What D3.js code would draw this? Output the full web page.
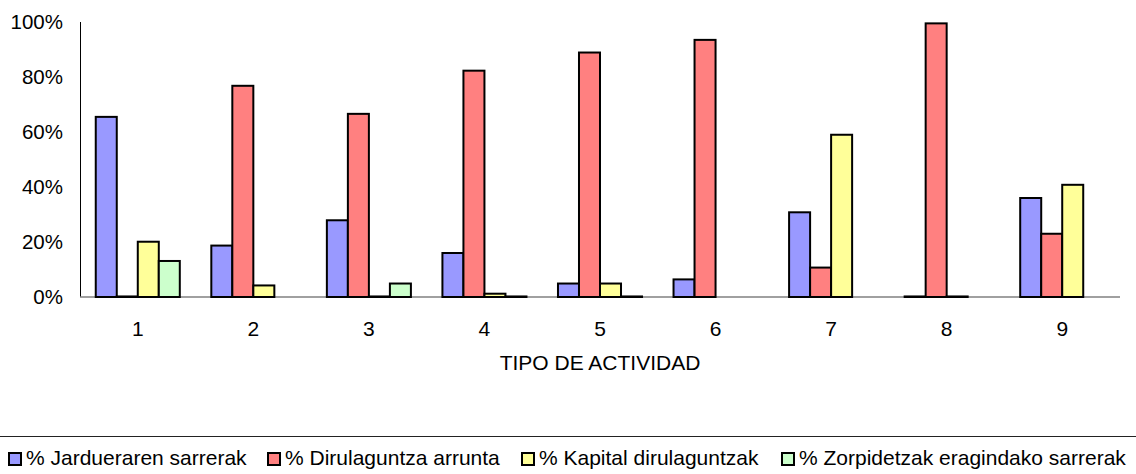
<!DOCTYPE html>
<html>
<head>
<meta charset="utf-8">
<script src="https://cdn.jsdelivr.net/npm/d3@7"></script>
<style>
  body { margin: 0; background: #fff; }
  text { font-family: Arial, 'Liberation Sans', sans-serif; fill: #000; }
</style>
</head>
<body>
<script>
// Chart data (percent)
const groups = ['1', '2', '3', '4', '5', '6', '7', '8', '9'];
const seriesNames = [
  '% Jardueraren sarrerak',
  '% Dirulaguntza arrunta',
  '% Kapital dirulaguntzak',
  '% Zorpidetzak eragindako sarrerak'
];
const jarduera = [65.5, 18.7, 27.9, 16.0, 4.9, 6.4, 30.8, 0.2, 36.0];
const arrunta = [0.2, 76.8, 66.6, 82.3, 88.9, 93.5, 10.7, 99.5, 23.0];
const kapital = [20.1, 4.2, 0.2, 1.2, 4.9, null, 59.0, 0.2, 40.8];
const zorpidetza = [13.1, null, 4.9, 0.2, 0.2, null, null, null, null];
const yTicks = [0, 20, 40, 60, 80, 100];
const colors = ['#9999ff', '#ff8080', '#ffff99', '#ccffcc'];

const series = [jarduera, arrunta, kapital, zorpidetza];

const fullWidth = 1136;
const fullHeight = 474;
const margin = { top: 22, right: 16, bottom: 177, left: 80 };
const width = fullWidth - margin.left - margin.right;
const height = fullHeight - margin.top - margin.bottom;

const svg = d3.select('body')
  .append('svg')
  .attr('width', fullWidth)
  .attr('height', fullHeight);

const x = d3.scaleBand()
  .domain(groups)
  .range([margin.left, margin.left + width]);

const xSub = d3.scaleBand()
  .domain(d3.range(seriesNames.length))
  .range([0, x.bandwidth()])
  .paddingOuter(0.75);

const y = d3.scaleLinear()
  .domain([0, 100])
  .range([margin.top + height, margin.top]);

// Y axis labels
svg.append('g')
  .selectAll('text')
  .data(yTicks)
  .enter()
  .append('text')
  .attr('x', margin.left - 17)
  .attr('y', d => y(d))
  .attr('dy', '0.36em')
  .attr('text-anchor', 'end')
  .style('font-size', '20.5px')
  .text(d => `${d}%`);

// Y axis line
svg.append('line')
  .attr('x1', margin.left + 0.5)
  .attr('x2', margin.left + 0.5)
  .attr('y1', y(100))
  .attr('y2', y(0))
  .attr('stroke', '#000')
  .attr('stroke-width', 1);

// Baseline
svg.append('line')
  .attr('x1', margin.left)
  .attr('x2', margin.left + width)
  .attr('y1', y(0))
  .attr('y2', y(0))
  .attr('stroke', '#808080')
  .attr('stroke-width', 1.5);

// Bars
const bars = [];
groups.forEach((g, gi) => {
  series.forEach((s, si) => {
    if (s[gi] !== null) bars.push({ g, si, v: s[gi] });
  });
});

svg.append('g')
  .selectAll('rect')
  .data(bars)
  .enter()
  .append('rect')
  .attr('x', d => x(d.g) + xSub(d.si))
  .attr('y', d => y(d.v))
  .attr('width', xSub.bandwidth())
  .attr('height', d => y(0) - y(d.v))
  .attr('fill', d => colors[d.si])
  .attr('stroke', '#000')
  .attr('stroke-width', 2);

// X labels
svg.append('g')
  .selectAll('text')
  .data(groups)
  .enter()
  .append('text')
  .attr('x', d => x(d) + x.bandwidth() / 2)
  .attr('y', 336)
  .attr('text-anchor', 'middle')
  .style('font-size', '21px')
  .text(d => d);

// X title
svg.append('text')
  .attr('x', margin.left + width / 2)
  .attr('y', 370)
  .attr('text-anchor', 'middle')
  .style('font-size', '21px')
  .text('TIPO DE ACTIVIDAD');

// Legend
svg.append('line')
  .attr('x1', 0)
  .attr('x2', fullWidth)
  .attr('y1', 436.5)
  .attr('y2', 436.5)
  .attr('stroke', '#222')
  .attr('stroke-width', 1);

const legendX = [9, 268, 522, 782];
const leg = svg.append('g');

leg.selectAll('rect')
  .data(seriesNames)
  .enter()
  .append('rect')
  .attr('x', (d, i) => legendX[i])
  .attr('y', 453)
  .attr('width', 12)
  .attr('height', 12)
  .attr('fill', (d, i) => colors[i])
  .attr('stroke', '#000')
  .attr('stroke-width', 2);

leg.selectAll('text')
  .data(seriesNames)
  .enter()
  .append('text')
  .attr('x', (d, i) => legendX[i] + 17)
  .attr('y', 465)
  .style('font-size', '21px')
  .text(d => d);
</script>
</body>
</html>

+ + + + + + +

PROMPT => Take the listing above and restate it word for word, without its pictures.

WRITTEN REPLY =>
What D3.js code would draw this? Output the full web page.
<!DOCTYPE html>
<html>
<head>
<meta charset="utf-8">
<script src="https://cdn.jsdelivr.net/npm/d3@7"></script>
<style>
  body { margin: 0; background: #fff; }
  text { font-family: Arial, 'Liberation Sans', sans-serif; fill: #000; }
</style>
</head>
<body>
<script>
// Chart data (percent)
const groups = ['1', '2', '3', '4', '5', '6', '7', '8', '9'];
const seriesNames = [
  '% Jardueraren sarrerak',
  '% Dirulaguntza arrunta',
  '% Kapital dirulaguntzak',
  '% Zorpidetzak eragindako sarrerak'
];
const jarduera = [65.5, 18.7, 27.9, 16.0, 4.9, 6.4, 30.8, 0.2, 36.0];
const arrunta = [0.2, 76.8, 66.6, 82.3, 88.9, 93.5, 10.7, 99.5, 23.0];
const kapital = [20.1, 4.2, 0.2, 1.2, 4.9, null, 59.0, 0.2, 40.8];
const zorpidetza = [13.1, null, 4.9, 0.2, 0.2, null, null, null, null];
const yTicks = [0, 20, 40, 60, 80, 100];
const colors = ['#9999ff', '#ff8080', '#ffff99', '#ccffcc'];

const series = [jarduera, arrunta, kapital, zorpidetza];

const fullWidth = 1136;
const fullHeight = 474;
const margin = { top: 22, right: 16, bottom: 177, left: 80 };
const width = fullWidth - margin.left - margin.right;
const height = fullHeight - margin.top - margin.bottom;

const svg = d3.select('body')
  .append('svg')
  .attr('width', fullWidth)
  .attr('height', fullHeight);

const x = d3.scaleBand()
  .domain(groups)
  .range([margin.left, margin.left + width]);

const xSub = d3.scaleBand()
  .domain(d3.range(seriesNames.length))
  .range([0, x.bandwidth()])
  .paddingOuter(0.75);

const y = d3.scaleLinear()
  .domain([0, 100])
  .range([margin.top + height, margin.top]);

// Y axis labels
svg.append('g')
  .selectAll('text')
  .data(yTicks)
  .enter()
  .append('text')
  .attr('x', margin.left - 17)
  .attr('y', d => y(d))
  .attr('dy', '0.36em')
  .attr('text-anchor', 'end')
  .style('font-size', '20.5px')
  .text(d => `${d}%`);

// Y axis line
svg.append('line')
  .attr('x1', margin.left + 0.5)
  .attr('x2', margin.left + 0.5)
  .attr('y1', y(100))
  .attr('y2', y(0))
  .attr('stroke', '#000')
  .attr('stroke-width', 1);

// Baseline
svg.append('line')
  .attr('x1', margin.left)
  .attr('x2', margin.left + width)
  .attr('y1', y(0))
  .attr('y2', y(0))
  .attr('stroke', '#808080')
  .attr('stroke-width', 1.5);

// Bars
const bars = [];
groups.forEach((g, gi) => {
  series.forEach((s, si) => {
    if (s[gi] !== null) bars.push({ g, si, v: s[gi] });
  });
});

svg.append('g')
  .selectAll('rect')
  .data(bars)
  .enter()
  .append('rect')
  .attr('x', d => x(d.g) + xSub(d.si))
  .attr('y', d => y(d.v))
  .attr('width', xSub.bandwidth())
  .attr('height', d => y(0) - y(d.v))
  .attr('fill', d => colors[d.si])
  .attr('stroke', '#000')
  .attr('stroke-width', 2);

// X labels
svg.append('g')
  .selectAll('text')
  .data(groups)
  .enter()
  .append('text')
  .attr('x', d => x(d) + x.bandwidth() / 2)
  .attr('y', 336)
  .attr('text-anchor', 'middle')
  .style('font-size', '21px')
  .text(d => d);

// X title
svg.append('text')
  .attr('x', margin.left + width / 2)
  .attr('y', 370)
  .attr('text-anchor', 'middle')
  .style('font-size', '21px')
  .text('TIPO DE ACTIVIDAD');

// Legend
svg.append('line')
  .attr('x1', 0)
  .attr('x2', fullWidth)
  .attr('y1', 436.5)
  .attr('y2', 436.5)
  .attr('stroke', '#222')
  .attr('stroke-width', 1);

const legendX = [9, 268, 522, 782];
const leg = svg.append('g');

leg.selectAll('rect')
  .data(seriesNames)
  .enter()
  .append('rect')
  .attr('x', (d, i) => legendX[i])
  .attr('y', 453)
  .attr('width', 12)
  .attr('height', 12)
  .attr('fill', (d, i) => colors[i])
  .attr('stroke', '#000')
  .attr('stroke-width', 2);

leg.selectAll('text')
  .data(seriesNames)
  .enter()
  .append('text')
  .attr('x', (d, i) => legendX[i] + 17)
  .attr('y', 465)
  .style('font-size', '21px')
  .text(d => d);
</script>
</body>
</html>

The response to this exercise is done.